The karez systems of Balochistan are one example. These were not simply traditional technologies.

They reflected a collective logic of groundwater use that limited over-extraction and distributed access through shared management.

Their decline was the outcome of policy choices that encouraged private pumping.

A similar lesson can be found in mountain areas and rain-fed zones.

In the northern valleys, local water-sharing systems, such as kuhls in Gilgit Baltistan (GB), built around community rules and labour, have long helped manage scarcity.

In barani areas, farmers continue to rely on fine-grained knowledge of soils, slope, moisture and local weather signals when making decisions about sowing and inputs.

Such knowledge is not a substitute for science, but neither should it be ignored.

Climate-smart agricultural policy should build on practices that already work under local conditions.

This brings the discussion directly to agricultural extension. If there is one institution that should anchor climate adaptation in agriculture, it is the extension system.

That is where scientific knowledge, local conditions and farmer decision-making should meet.

Yet, extension in Pakistan has been allowed to weaken to the point that it often cannot perform this role effectively.

Departments are under-resourced, staffing is uneven, field outreach is limited, and institutional priorities are often administrative rather than problem-solving.

This is one of the main reasons adaptation remains thin on the ground.

Pakistan has treated extension as a residual service when it should have been treated as core climate paradigm.

A more serious adaptation strategy would treat universities and research bodies as operational partners in resilience planning, not simply as producers of technical outputs.

Climate adaptation in agriculture requires working links between research, irrigation, extension, local government, disaster risk management and rural finance.

Yet, these sectors continue to operate on separate administrative tracks.

Coordination is often discussed, but rarely institutionalised. Local government is the weakest link in this chain since climate impacts are experienced locally.

Federal government or provincial departments cannot manage local micro-level tasks effectively from a distance.

However, local governments continue to be treated as political orphans. This has direct consequences for equity.

The small farmer must remain at the centre of policy design. Climate-smart agriculture that is accessible mainly to larger landholders will not resolve food insecurity.

A policy framework that claims to build resilience while reproducing exclusion is not adaptation. It is selective delivery.

Pakistan already has many of the elements needed for a stronger approach. Farmers are observing climatic shifts and adjusting practices. Researchers are generating useful knowledge.

Some provincial and local programmes have produced practical lessons.

What is missing is not awareness. It is the willingness to confront politically protected inefficiencies, invest in public delivery systems, and devolve real authority to local institutions.

A more serious agenda would begin with five changes.
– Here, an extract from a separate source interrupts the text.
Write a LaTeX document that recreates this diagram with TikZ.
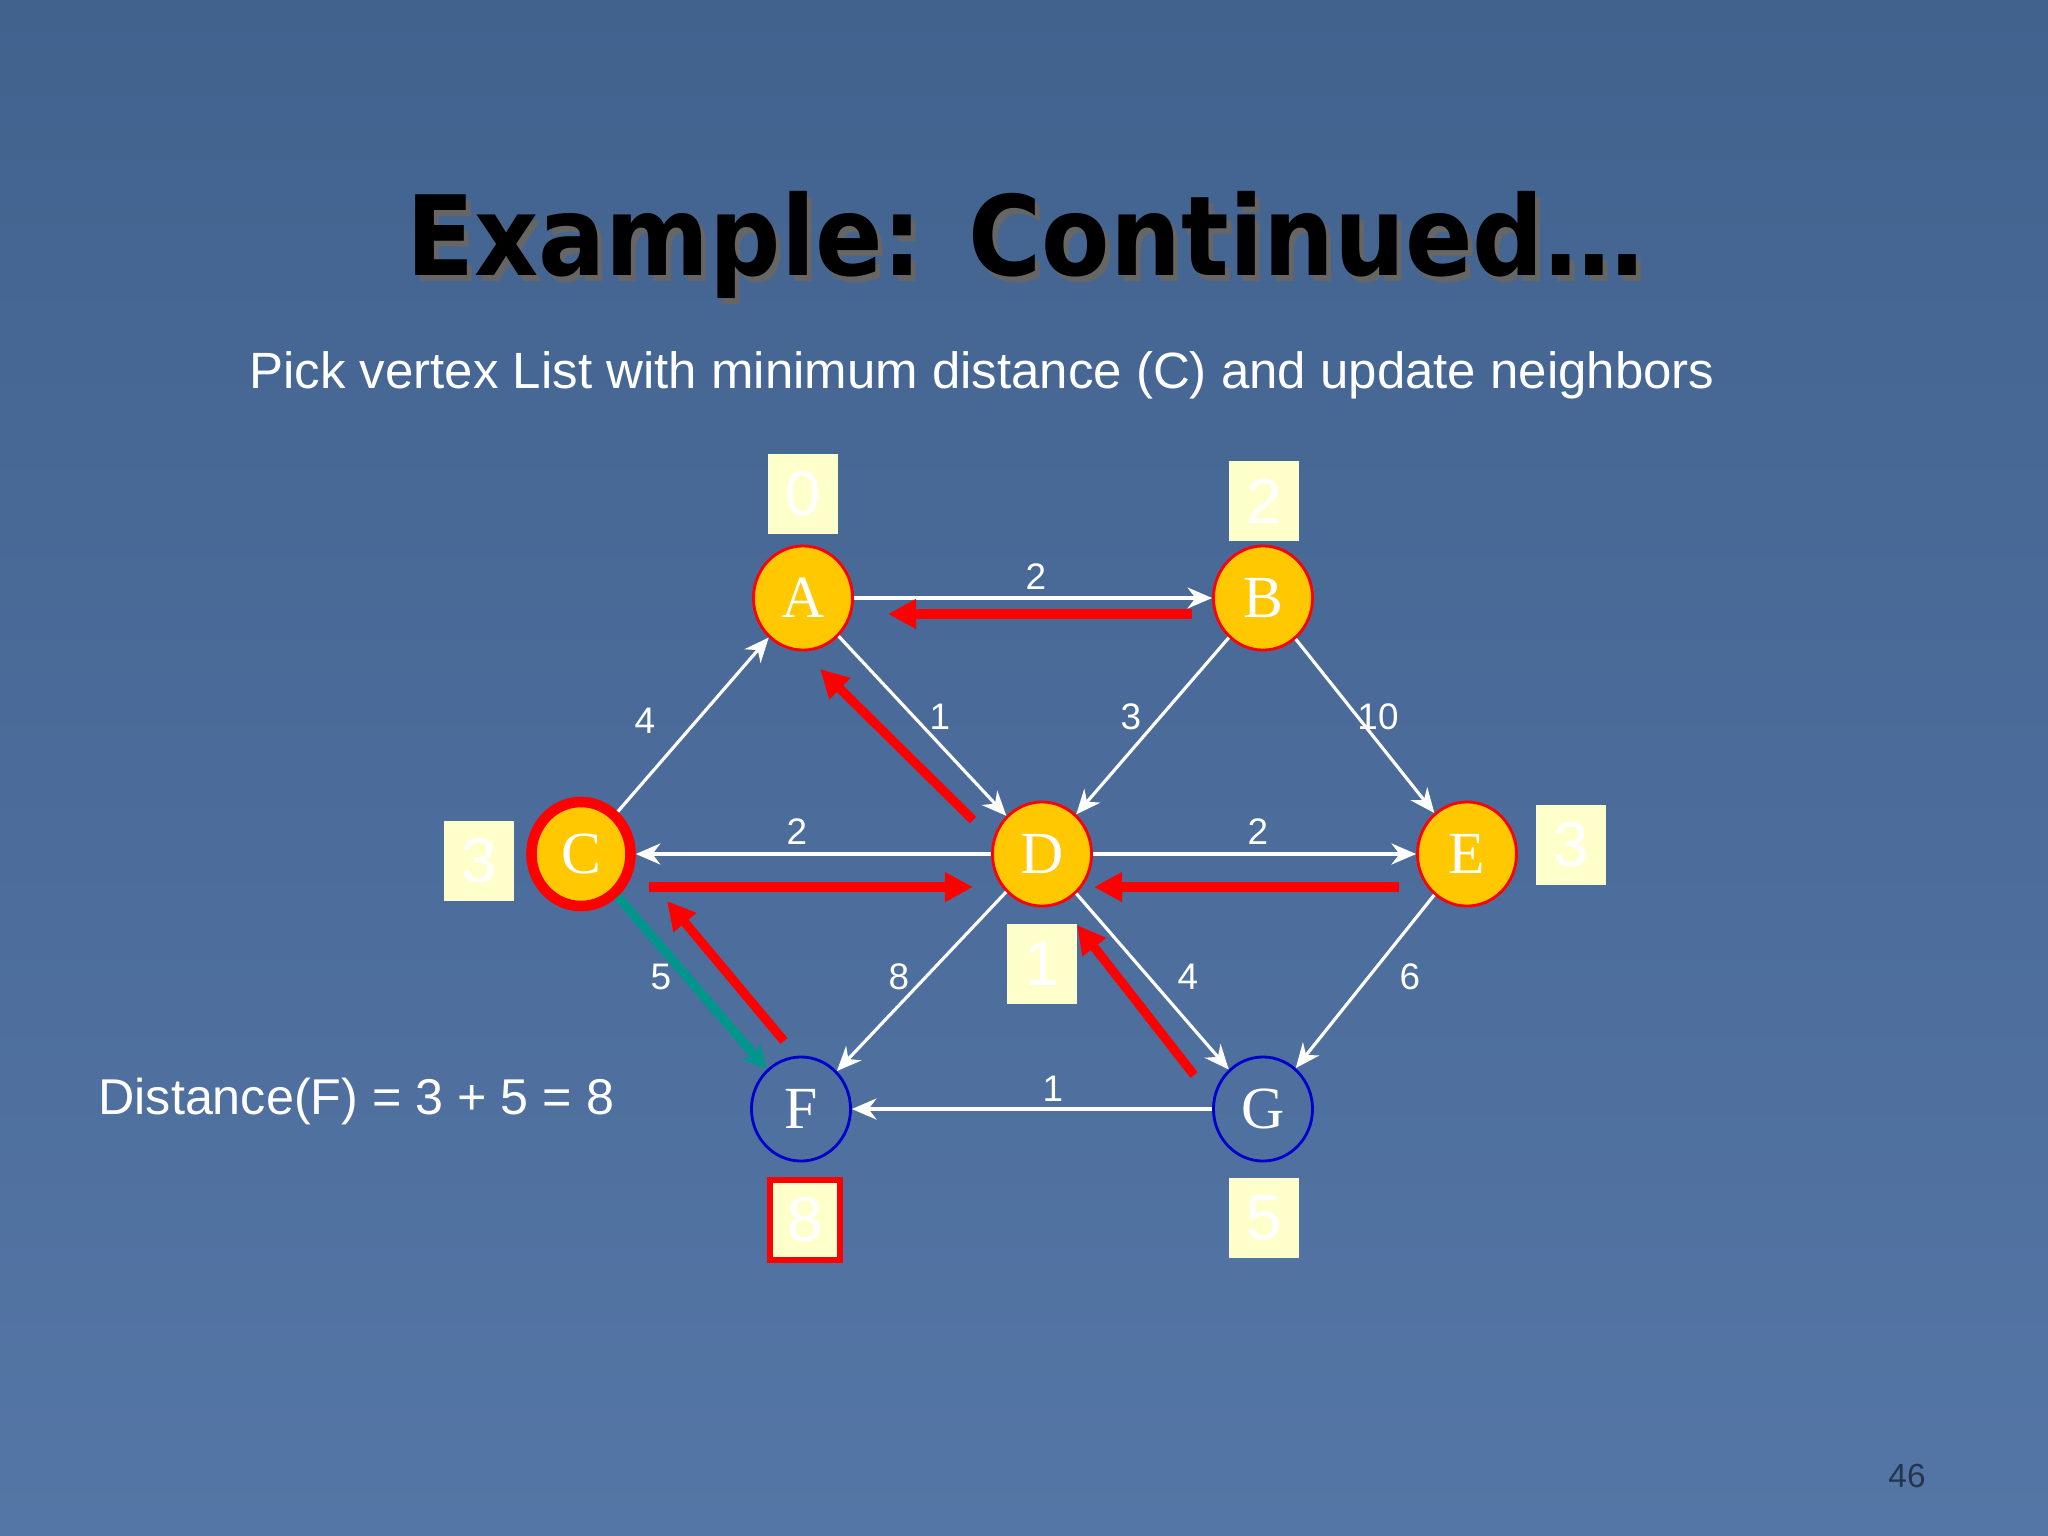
\documentclass[tikz,border=0pt]{standalone}
\usepackage{fontspec}
\setmainfont{Liberation Sans}
\newfontfamily\serifnode{Liberation Serif}
\newfontfamily\titlefont{DejaVu Sans Condensed}
\usetikzlibrary{arrows.meta,shapes.geometric}
\definecolor{bgtop}{RGB}{66,98,142}
\definecolor{bgbot}{RGB}{84,118,166}
\definecolor{nodeyel}{RGB}{255,200,0}
\definecolor{boxyel}{RGB}{255,255,204}
\definecolor{teal}{RGB}{0,150,140}
\tikzset{
  vtx/.style={ellipse,minimum width=0.99cm,minimum height=1.04cm,inner sep=0pt,draw=red,line width=0.8pt,fill=nodeyel,text=white,font=\serifnode\fontsize{17}{17}\selectfont},
  bvtx/.style={vtx,fill=none,draw=blue!80!black},
  dbox/.style={rectangle,minimum width=0.70cm,minimum height=0.80cm,inner sep=0pt,fill=boxyel,text=white,font=\fontsize{18}{18}\selectfont},
  wedge/.style={draw=white,line width=0.9pt,-{Stealth[length=7pt,width=6pt]}},
  redarr/.style={draw=red,line width=2.6pt,-{Triangle[length=8pt,width=8pt]}},
  elab/.style={text=white,font=\fontsize{10.5}{11}\selectfont,inner sep=0pt}
}
\newcommand{\titletext}{Example: Continued…}
\begin{document}
\begin{tikzpicture}[x=0.01cm,y=-0.01cm]
\shade[top color=bgtop,bottom color=bgbot] (0,0) rectangle (2048,1536);
\useasboundingbox (0,0) rectangle (2048,1536);
% title with shadow
\node[text=black,font=\titlefont\bfseries\fontsize{31.5}{36}\selectfont] (title) at (1025,248)
  {\rlap{\hspace{0.05cm}\raisebox{-0.06cm}{\textcolor{black!60}{\titletext}}}\titletext};
\node[text=white,font=\fontsize{14.5}{16}\selectfont] (sub) at (982,375) {Pick vertex List with minimum distance (C) and update neighbors};
\node[text=white,font=\fontsize{14.3}{16}\selectfont,anchor=west] (dist) at (86,1101) {Distance(F) = 3 + 5 = 8};
\node[text=black!45!bgtop,font=\fontsize{9.5}{10}\selectfont] (pg) at (1907,1476) {46};
% vertices
\node[vtx] (A) at (803,598) {A};
\node[vtx] (B) at (1263,598) {B};
\node[vtx,line width=3pt] (C) at (581,854) {C};
\node[vtx] (D) at (1042,854) {D};
\node[vtx] (E) at (1467,854) {E};
\node[bvtx] (F) at (801,1109) {F};
\node[bvtx] (G) at (1263,1109) {G};
% distance boxes
\node[dbox] (bA) at (803,494) {0};
\node[dbox] (bB) at (1264,501) {2};
\node[dbox] (bC) at (479,861) {3};
\node[dbox] (bE) at (1571,845) {3};
\node[dbox] (bD) at (1042,964) {1};
\node[dbox,draw=red,line width=1.5pt] (bF) at (805,1220) {8};
\node[dbox] (bG) at (1264,1218) {5};
% edges
\draw[wedge] (A) -- (B);
\draw[wedge] (B) -- (D);
\draw[wedge] (A) -- (D);
\draw[wedge] (C) -- (A);
\draw[wedge] (D) -- (C);
\draw[wedge] (D) -- (E);
\draw[wedge] (B) -- (E);
\draw[wedge] (D) -- (F);
\draw[wedge] (D) -- (G);
\draw[wedge] (E) -- (G);
\draw[wedge] (G) -- (F);
\draw[draw=teal,line width=2.6pt,-{Stealth[length=7pt,width=7pt]}] (C) -- (F);
% labels
\node[elab] at (1036,577) {2};
\node[elab] at (645,721) {4};
\node[elab] at (940,717) {1};
\node[elab] at (1131,717) {3};
\node[elab] at (1378,717) {10};
\node[elab] at (797,832) {2};
\node[elab] at (1258,832) {2};
\node[elab] at (661,977) {5};
\node[elab] at (899,977) {8};
\node[elab] at (1188,977) {4};
\node[elab] at (1410,977) {6};
\node[elab] at (1053,1089) {1};
% red arrows
\coordinate (r1s) at (1192,614); \coordinate (r1e) at (888,614);
\coordinate (r2s) at (973,820); \coordinate (r2e) at (820,669);
\coordinate (r3s) at (649,887); \coordinate (r3e) at (973,887);
\coordinate (r4s) at (1399,887); \coordinate (r4e) at (1094,887);
\coordinate (r5s) at (1194,1075); \coordinate (r5e) at (1077,925);
\coordinate (r6s) at (784,1041); \coordinate (r6e) at (667,901);
\draw[redarr] (r1s) -- (r1e);
\draw[redarr] (r2s) -- (r2e);
\draw[redarr] (r3s) -- (r3e);
\draw[redarr] (r4s) -- (r4e);
\draw[redarr] (r5s) -- (r5e);
\draw[redarr] (r6s) -- (r6e);
\end{tikzpicture}
\end{document}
Water governance must be treated as a political reform issue, not only a technical one.

Cropping incentives must be aligned with ecological limits, especially in water-stressed zones. Agricultural extension must be rebuilt as a core climate institution.

Universities and research bodies must be integrated into local and provincial adaptation systems.

And local governments must be given stable authority, resources and clear mandates to act as frontline institutions of resilience.

This approach should underline how Pakistan governs and associates itself with agriculture.

The country needs a shift from paper-adaptation to on-ground, governed adaptation.

Until that happens, climate-smart agriculture will remain narrower than the challenge it is meant to address, and food insecurity will continue to deepen through a system that still confuses policy presence with policy performance.

The cost of that failure is visible not only in damaged crops, weak irrigation systems and falling water tables.

It is also visible in the quiet decision of a seven-year-old child who takes her school food box home because her younger sister has nothing to eat.